Single by Foals

from the album Everything Not Saved Will Be Lost – Part 2
- Released: 25 September 2019
- Recorded: 2018
- Studio: 123 (London)
- Genre: Dream pop
- Length: 4:31
- Label: Transgressive; Warner;
- Songwriter(s): Jack Bevan; Edwin Congreave; Yannis Philippakis; Jimmy Smith;
- Producer(s): Brett Shaw;

Foals singles chronology
| "The Runner" (2019) | "Into the Surf" (2019) | "Like Lightning" (2019) |

= Into the Surf =

"Into the Surf" is the third single by British indie rock band, Foals, from their sixth studio album, Everything Not Saved Will Be Lost – Part 2. The single premiered on 25 September 2019 via Zane Lowe's Beats 1 radio show while the animated music video premiered a few weeks later on 7 October 2019.

== Critical reception ==
Amanda Thilo, writing for Soundigest, praised the track, saying "'Into The Surf' is an expansive sonic landscape while stripping away most electronic elements and heavy-hitting instrumentals. Shimmering effects create an airy environment".
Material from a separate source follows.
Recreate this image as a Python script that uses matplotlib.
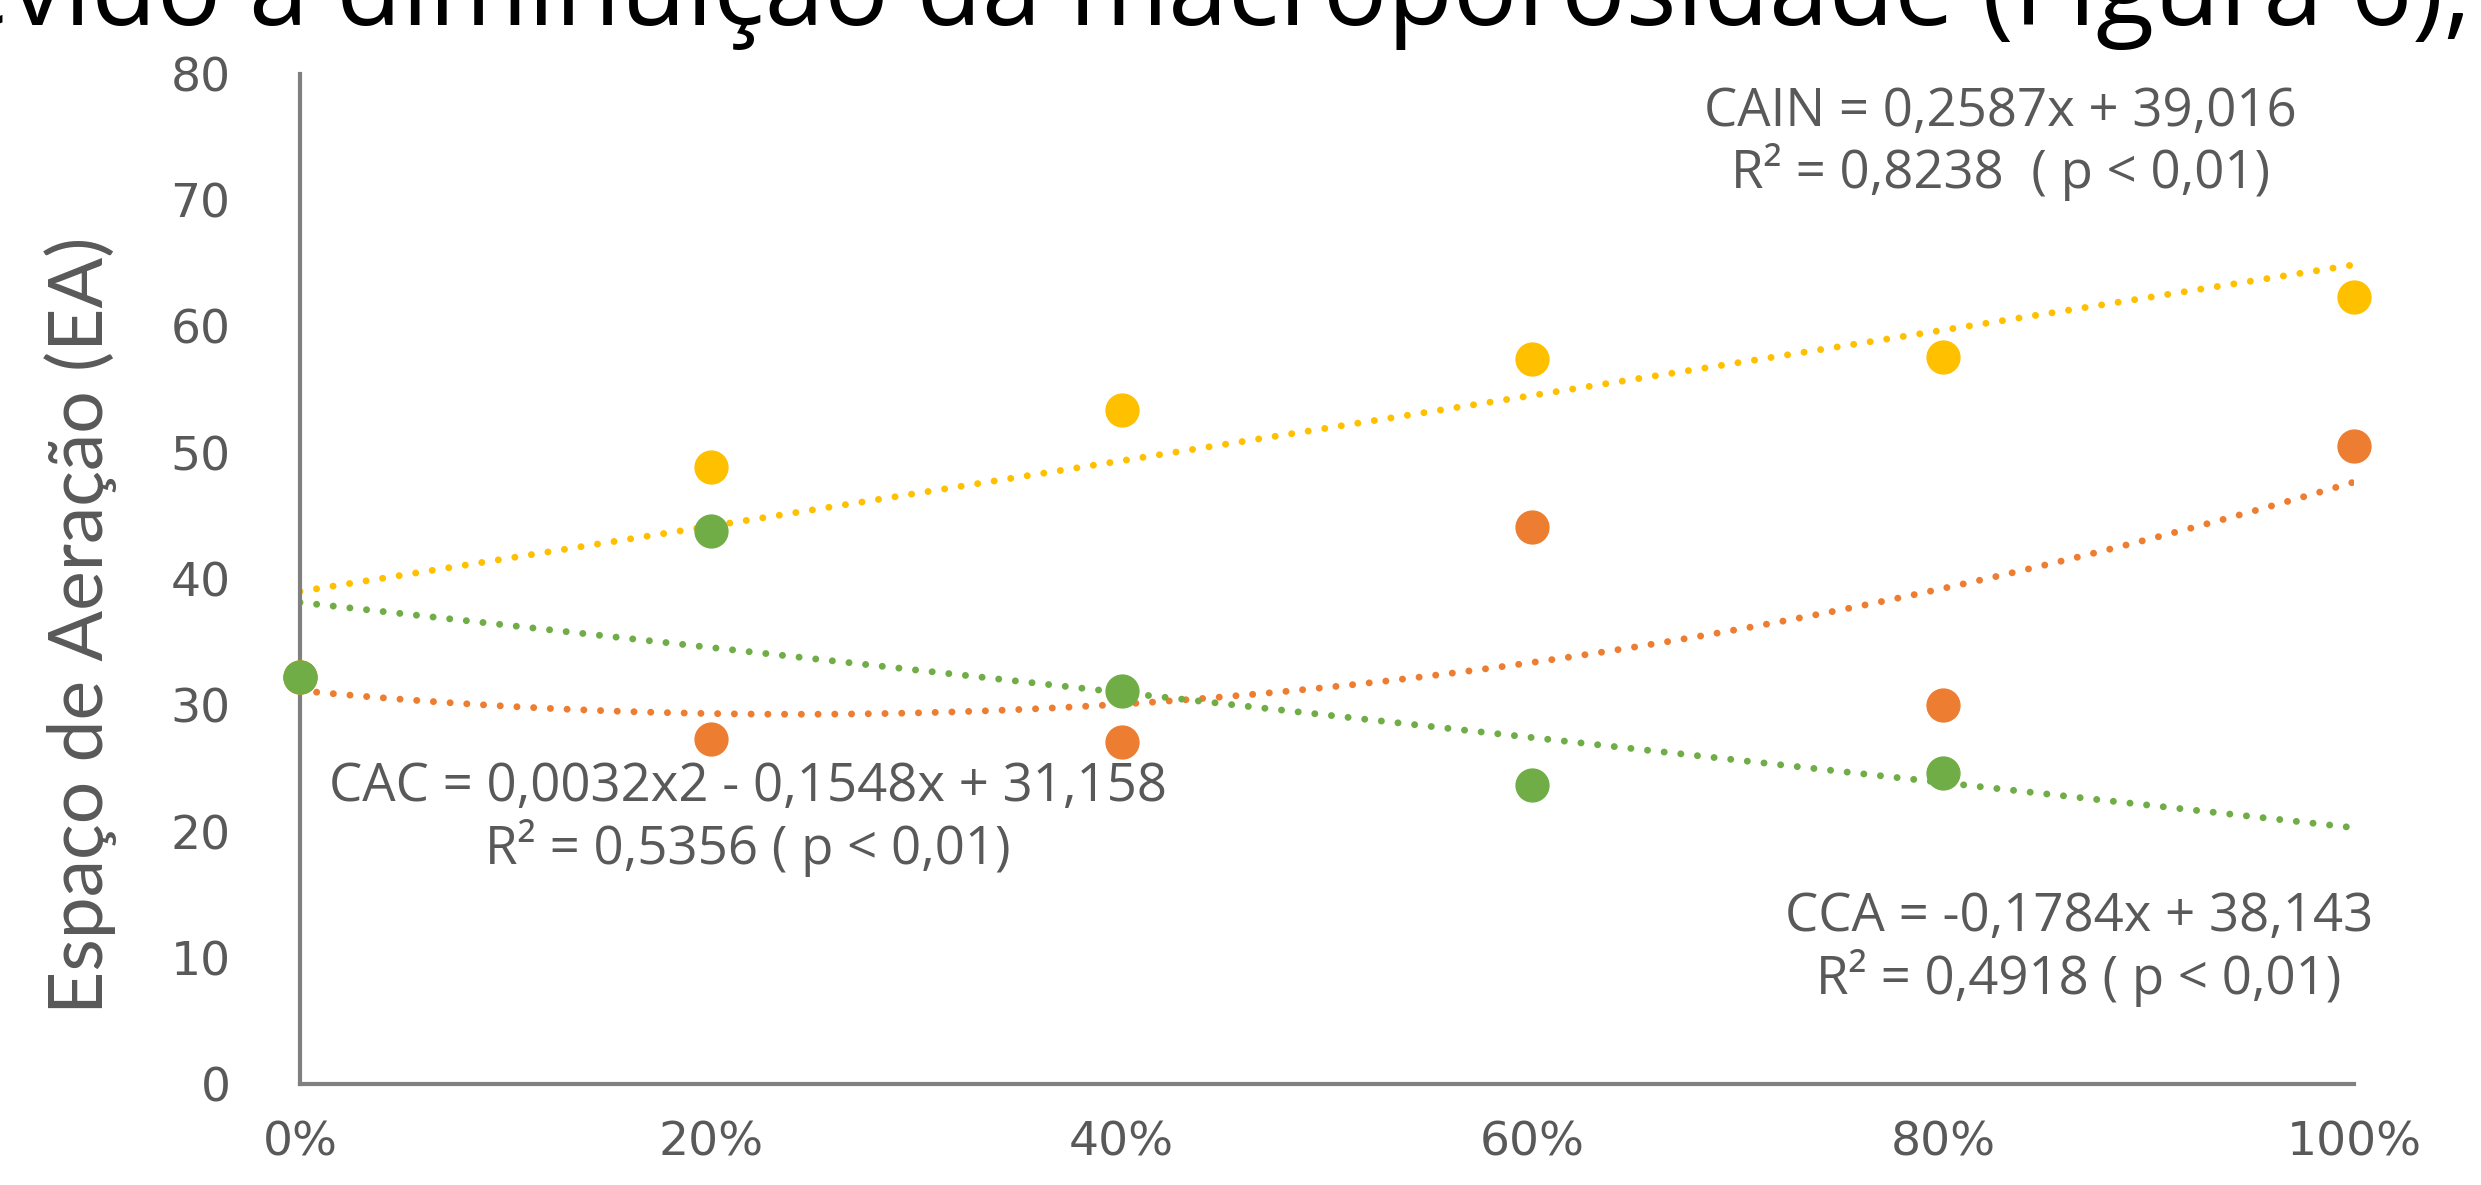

She also commends the track's complete tonal antitheses to the band's previous hard-hitting singles, Black Bull and The Runner, "where the band plays with aggression and uncontained energy. Here, the energy is just as powerful, channeled into creating an entirely different mood. Listening to the tracks right after each other creates quite an emotional rollercoaster."

== Lyrics ==
Lead singer Yannis Philippakis describes "Into the Surf" as "this shadow of death, of someone not returning from a voyage."
He adds, tying in a connection to his Greek heritage, "There's a type of Greek folk song that's always to do with the immigration of Greek people and how dying on foreign shores is always viewed as the worst fate – to die far away from your home and your family."

==Music video==
Released 7 October 2019, the video directed by Steve Warne features an abstract narrative told through stop-motion animation that loosely mirrors the lyrics of the song.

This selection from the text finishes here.